Member States may allow institutions to apply the discount rate referred to in this Directive to a maximum of 25% of total variable remuneration provided it is paid in instruments that are deferred for a period of not less than five years.
Enlargement of the tasks of the European Banking Authority (EBA): EBA is entrusted with developing draft technical standards and guidelines and recommendations to ensure supervisory convergence and consistency of supervisory outcomes within the Union. The range of situations in which the EBA may play a mediation role on its own initiative and have binding mediation powers has been extended with a view to enhancing the consistency of supervisory practices.
Harmonisation of supervisory practices: transparent, predictable and harmonised supervisory practices and decisions are necessary for conducting business and steering cross-border groups of credit institutions. EBA shall therefore enhance harmonisation of supervisory practices. Cooperation between the competent authorities of the home and host Member States should be strengthened through a higher degree of transparency and information sharing.
Supervisory powers and powers to impose penalties: Competent authorities shall be given all supervisory powers to intervene in the activity of institutions that are necessary for the exercise of their function, including in particular the right to withdraw an authorisation.
The administrative penalties and other administrative measures shall be effective, proportionate and dissuasive.
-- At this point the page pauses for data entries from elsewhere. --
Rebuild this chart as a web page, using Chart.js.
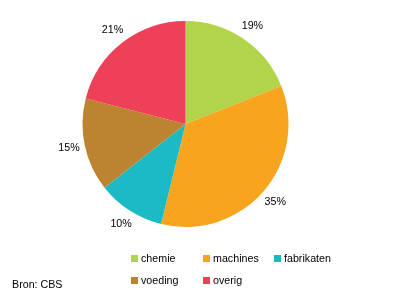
<!DOCTYPE html>
<html>
<head>
<meta charset="utf-8">
<script src="https://cdn.jsdelivr.net/npm/chart.js@4"></script>
<style>
  html, body { margin: 0; padding: 0; background: #fff; }
  #wrap { position: relative; width: 396px; height: 298px; font-family: "Liberation Sans", Arial, sans-serif; font-size: 10.7px; color: #000; }
  #pie { position: absolute; left: 0; top: 0; }
  .lg { position: absolute; line-height: 12px; white-space: nowrap; }
  .lg span { display: inline-block; width: 7px; height: 7px; margin-right: 3px; vertical-align: 0px; }
  #bron { position: absolute; left: 12px; top: 278px; }
</style>
</head>
<body>
<div id="wrap">
  <canvas id="pie" width="396" height="298"></canvas>
  <div id="legend"></div>
  <div id="bron">Bron: CBS</div>
</div>
<script>
// aandeel per productgroep (%)
const categories = ['chemie', 'machines', 'fabrikaten', 'voeding', 'overig'];
const shares = [19.0, 34.8, 10.6, 14.6, 21.0];
const pctLabels = ['19%', '35%', '10%', '15%', '21%'];
const colors = ['#b2d44a', '#f7a51e', '#1bbac5', '#bc8431', '#ee4157'];

// legenda: 3 kolommen
const legendCols = [131, 203, 274];
const legendRows = [252, 274];
const legend = document.getElementById('legend');
categories.forEach((name, i) => {
    const el = document.createElement('div');
    el.className = 'lg';
    el.style.left = legendCols[i % 3] + 'px';
    el.style.top = legendRows[Math.floor(i / 3)] + 'px';
    el.innerHTML = `<span style="background:${colors[i]}"></span>${name}`;
    legend.appendChild(el);
});

// percentages buiten de taart
const pctPlugin = {
    id: 'pct',
    afterDatasetsDraw(chart) {
        const ctx = chart.ctx;
        ctx.save();
        ctx.font = '10.7px "Liberation Sans", Arial, sans-serif';
        ctx.fillStyle = '#000';
        ctx.textAlign = 'center';
        ctx.textBaseline = 'middle';
        chart.getDatasetMeta(0).data.forEach((arc, i) => {
            const mid = (arc.startAngle + arc.endAngle) / 2;
            const r = arc.outerRadius + 16;
            ctx.fillText(pctLabels[i], arc.x + Math.cos(mid) * r, arc.y + Math.sin(mid) * r);
        });
        ctx.restore();
    }
};

new Chart(document.getElementById('pie'), {
    type: 'pie',
    data: {
        labels: categories,
        datasets: [{
            data: shares,
            backgroundColor: colors,
            borderWidth: 0,
        }]
    },
    options: {
        responsive: false,
        animation: { duration: 0 },
        layout: { padding: { left: 82, right: 107, top: 21, bottom: 71 } },
        plugins: {
            legend: { display: false },
            tooltip: { enabled: false },
        }
    },
    plugins: [pctPlugin],
});
</script>
</body>
</html>
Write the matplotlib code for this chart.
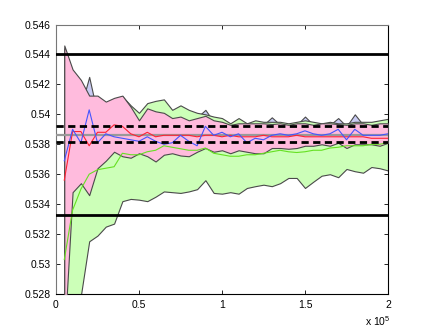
import numpy as np
import matplotlib
matplotlib.use("Agg")
import matplotlib.pyplot as plt

plt.rcParams['font.family'] = ['Liberation Sans', 'DejaVu Sans']

# sample positions (every 5000 up to 2e5)
x_vals = np.arange(5000, 200001, 5000)

pink_upper = [0.5446, 0.5430, 0.5423, 0.54125, 0.54125, 0.54085, 0.5411, 0.54125, 0.5405, 0.5396,
              0.5404, 0.5402, 0.5401, 0.53975, 0.53985, 0.5396, 0.53975, 0.5399, 0.5396, 0.5395,
              0.5393, 0.5394, 0.5394, 0.5394, 0.5394, 0.53935, 0.5394, 0.5393, 0.5394, 0.5394,
              0.5393, 0.5394, 0.5394, 0.53935, 0.5393, 0.5394, 0.5394, 0.5393, 0.5394, 0.5394]
pink_lower = [0.5250, 0.5348, 0.5354, 0.5346, 0.5364, 0.5369, 0.5375, 0.5372, 0.5371, 0.5374,
              0.5372, 0.53685, 0.5373, 0.5374, 0.53725, 0.5372, 0.5375, 0.53775, 0.5375, 0.5376,
              0.5374, 0.5376, 0.5375, 0.5374, 0.5374, 0.53775, 0.53775, 0.5377, 0.53775, 0.5379,
              0.5379, 0.5380, 0.5379, 0.5381, 0.53775, 0.5380, 0.5380, 0.5380, 0.5379, 0.5381]
green_upper = [0.5444, 0.5428, 0.5421, 0.5410, 0.5411, 0.5407, 0.5409, 0.5412, 0.5406, 0.5401,
               0.54075, 0.5409, 0.5410, 0.5403, 0.5406, 0.5403, 0.5401, 0.5400, 0.53985, 0.53975,
               0.5394, 0.53975, 0.5394, 0.5396, 0.5395, 0.5395, 0.5395, 0.5394, 0.5395, 0.5396,
               0.5395, 0.5394, 0.5395, 0.5394, 0.5394, 0.5395, 0.5395, 0.5395, 0.5396, 0.5397]
green_lower = [0.5240, 0.5240, 0.5279, 0.53152, 0.5319, 0.5325, 0.5327, 0.5342, 0.53435, 0.5343,
               0.5342, 0.5345, 0.53485, 0.5348, 0.53475, 0.53485, 0.5350, 0.5356, 0.53475, 0.5347,
               0.5348, 0.5347, 0.53508, 0.5352, 0.5353, 0.5352, 0.5354, 0.53575, 0.53575, 0.53508,
               0.5355, 0.5359, 0.5360, 0.5358, 0.53635, 0.5362, 0.5361, 0.53648, 0.5364, 0.53625]
lav_upper = [0.5440, 0.5425, 0.5405, 0.5425, 0.5400, 0.5404, 0.5406, 0.5409, 0.5403, 0.5398,
             0.5404, 0.5406, 0.5407, 0.5400, 0.5403, 0.5400, 0.5398, 0.5403, 0.5395, 0.5394,
             0.5391, 0.5394, 0.5391, 0.5393, 0.5393, 0.5398, 0.5393, 0.5391, 0.5393, 0.53985,
             0.5393, 0.5391, 0.5393, 0.53975, 0.5392, 0.5400, 0.5393, 0.5393, 0.5393, 0.5394]

blue_line = [0.5369, 0.5390, 0.5381, 0.5403, 0.5381, 0.5387, 0.5385, 0.5384, 0.5383, 0.5382,
             0.5385, 0.5382, 0.5380, 0.5381, 0.5386, 0.5382, 0.5379, 0.5392, 0.5386, 0.5388,
             0.5385, 0.5387, 0.5381, 0.5384, 0.5383, 0.5386, 0.5387, 0.5386, 0.5387, 0.5389,
             0.5387, 0.5386, 0.5387, 0.5390, 0.5383, 0.5390, 0.5386, 0.5386, 0.5386, 0.5387]
red_line = [0.5356, 0.53885, 0.53885, 0.5379, 0.5388, 0.5388, 0.5393, 0.5392, 0.5387, 0.5385,
            0.5388, 0.5385, 0.5386, 0.5386, 0.5386, 0.5386, 0.5385, 0.5386, 0.5386, 0.5385,
            0.5386, 0.5385, 0.5385, 0.5385, 0.5386, 0.5385, 0.5385, 0.5385, 0.5386, 0.5385,
            0.5385, 0.5385, 0.5385, 0.5385, 0.5385, 0.5385, 0.5385, 0.5384, 0.5384, 0.5384]
green_line = [0.5303, 0.5336, 0.5350, 0.5360, 0.5363, 0.5364, 0.5365, 0.5374, 0.5373, 0.5373,
              0.5375, 0.5376, 0.5379, 0.5378, 0.5377, 0.5376, 0.5376, 0.53775, 0.5374, 0.5373,
              0.5372, 0.5372, 0.5373, 0.5373, 0.5374, 0.5375, 0.5376, 0.5375, 0.53745, 0.5375,
              0.5376, 0.5376, 0.53775, 0.5378, 0.5379, 0.5379, 0.5379, 0.5380, 0.5380, 0.5381]

true_value = 0.53863
outer_bounds = [0.5440, 0.53325]
inner_bounds = [0.53919, 0.53812]

x_ticks = [0, 50000, 100000, 150000, 200000]
x_tick_labels = ['0', '0.5', '1', '1.5', '2']
y_ticks = [0.528, 0.530, 0.532, 0.534, 0.536, 0.538, 0.540, 0.542, 0.544, 0.546]
y_tick_labels = ['0.528', '0.53', '0.532', '0.534', '0.536', '0.538', '0.54', '0.542', '0.544', '0.546']

fig = plt.figure(figsize=(4.29, 3.32), dpi=100)
ax = fig.add_axes([0.1305, 0.1145, 0.7739, 0.8117])

edge = '#4a4a4a'
ax.fill_between(x_vals, pink_lower, lav_upper, facecolor='#c9cbf3', edgecolor=edge, linewidth=0.8, zorder=1)
ax.fill_between(x_vals, green_lower, green_upper, facecolor='#ccffb8', edgecolor=edge, linewidth=0.8, zorder=2)
ax.fill_between(x_vals, pink_lower, pink_upper, facecolor='#ffbbdd', edgecolor=edge, linewidth=0.8, zorder=3)

ax.axhline(true_value, color='#999999', linewidth=1.6, zorder=4)
ax.plot(x_vals, green_line, color='#66e022', linewidth=0.8, zorder=5)
ax.plot(x_vals, red_line, color='#ff2233', linewidth=0.8, zorder=5)
ax.plot(x_vals, blue_line, color='#4455ff', linewidth=0.8, zorder=6)

for yb in outer_bounds:
    ax.axhline(yb, color='black', linewidth=2.0, zorder=7)
for yb in inner_bounds:
    ax.axhline(yb, color='black', linewidth=2.0, linestyle=(0, (2.6, 1.6)), zorder=7)

ax.set_xlim(0, 200000)
ax.set_ylim(0.528, 0.546)
ax.set_xticks(x_ticks)
ax.set_xticklabels(x_tick_labels)
ax.set_yticks(y_ticks)
ax.set_yticklabels(y_tick_labels)
ax.tick_params(direction='in', length=3, width=0.6, top=True, right=True,
               labelsize=7.5, pad=4, colors='black')

for side in ['top', 'left']:
    ax.spines[side].set_color('#777777')
for side in ['bottom', 'right']:
    ax.spines[side].set_color('black')
for s in ax.spines.values():
    s.set_linewidth(0.8)

ax.text(1.008, -0.1, r'x 10$^{\mathregular{5}}$', transform=ax.transAxes,
        ha='right', va='center', fontsize=7.5)

fig.savefig('out.png', dpi=100)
The new Directive introduces an information exchange system for the purposes of assessing the good repute of directors and members of a management body. In this context, EBA, subject to professional secrecy and data protection requirements, shall be entitled to maintain a central database containing details of administrative penalties, including any appeals in relation thereto, which is accessible to competent authorities only.
Review: by 30 June 2016, the Commission shall, in close cooperation with EBA, review the provisions on remuneration in this Directive, taking into account international developments.
ENTRY INTO FORCE: 17/07/2013.
TRANSPOSITION: 31/12/2013
APPLICATION: from 31/12/2013.
DELEGATED ACTS: the Commission shall adopt regulatory technical standards developed by EBA in the areas of authorisations and acquisitions of significant holdings in credit institutions, information exchanges between competent authorities, the exercise of the freedom of establishment and the freedom to provide services, supervisory collaboration, remuneration policies of credit institutions and investment firms and the supervision of mixed financial holding companies by means of delegated acts.
The power to adopt delegated acts is conferred on the Commission for an indeterminate period of time from 17 July 2013. The European Parliament or the Council may express an objection to a delegated act within three months of its notification (this period may be extended by a further three months). The delegated act does not enter into force if Parliament or the Council expresses an objection.